RE: No one knows27 May 2021 12:36
I think everyone is looking at the SP the wrong way round. Those that are frustrated are seeing their frustration as an outcome of the stagnant share price, but they're not thinking about the other side of the equation. Social scientists call this a "dependent" variable (i.e. the effect of something). But it's also an independent variable (i.e. a cause of something else).

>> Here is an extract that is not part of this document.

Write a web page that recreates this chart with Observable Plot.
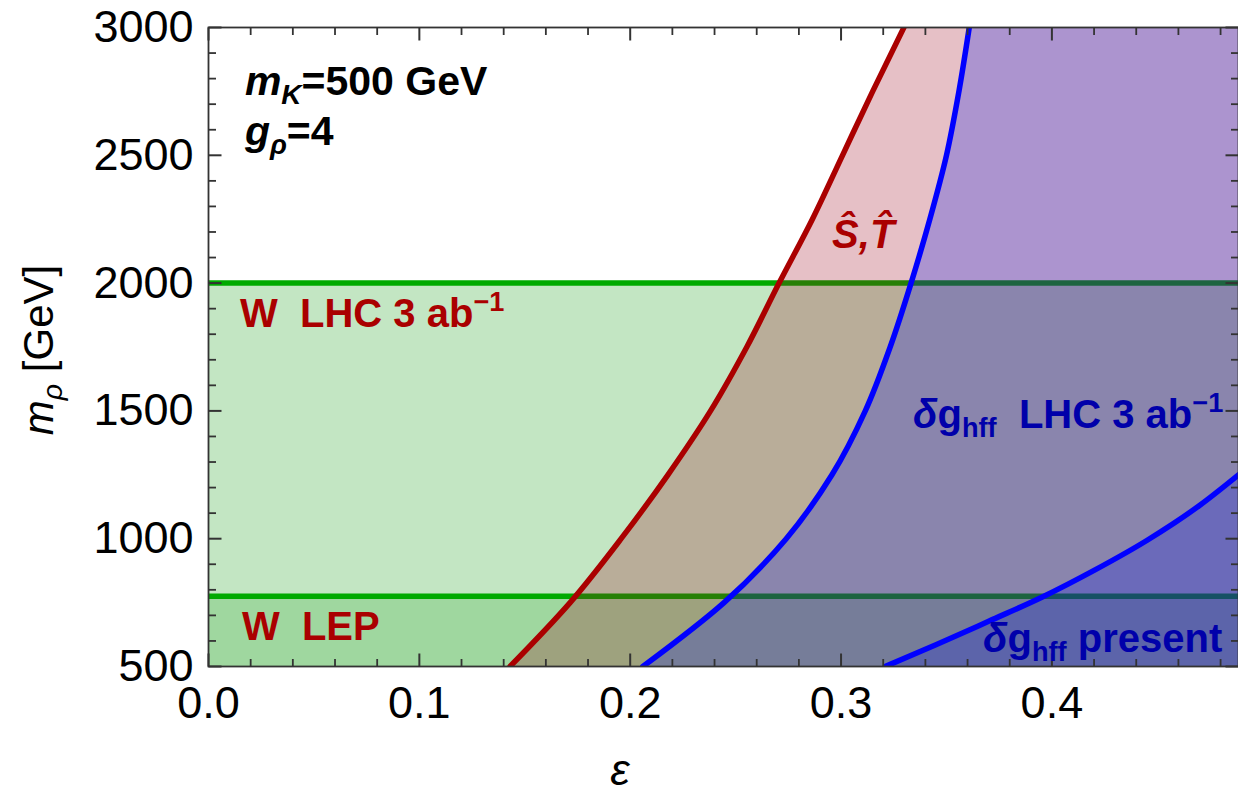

The big boys know that people get frustrated, and when they get frustrated, they sell out. This allows them to accumulate. So, they've spent months now manipulating the share price: they know that most PIs are fully loaded and have no kitchen sinks left, and those entering late in the day can only really swim in their slipstream since the SP is 5000% up from the lows when many LTHs bought in and their £5K here or £10K there only buys 20,000 shares or whatever instead of a million like I did a couple of years ago (!) In a situation of low volume, they know they can keep it in this range and keep accumulating, but only if LTHs sell. [By the same token, they also can't go below 25p it seems: that floor, which, presumably is the point at which volume would increase dramatically, should help us all sleep at night].
What easier way to make PIs sell than bore them to death? As they look around and everything else seems to be going up - while the special divs come on spouting rubbish - eventually they go "sod it, I've had enough" and sell out at 26p straight into sticky institutional hands. Thus your frustration is both an outcome of the stagnating share price *and* a cause of you to sell. The hidden loop that ties all this together is the institutions parking big sell orders just above the bid, happily recycling some shares in and out with the mini-peaks and troughs, and siphoning yours off into their vaults.
It's textbook. It happens on every single share awaiting a takeover: no news for months, lots of stagnation and frustrated PIs, then, suddenly, BOOM, the impatient are all locked out and, as Tilly says, it's raining kippers. As someone said the other day, the IIs think they have *a right* to our shares: we've made our money, this lull is the point at which they tell us to be good boys and move on. They can do it via manipulation or they can do it by leveraging a company's need for cash and diluting PIs via a rights issue (the fact they the BOD haven't done this is to their credit, and shows just how brilliant they have been for us up to now).
The mad thing is, we all know this! Your boredom and frustration is your enemy. Your patience is your friend.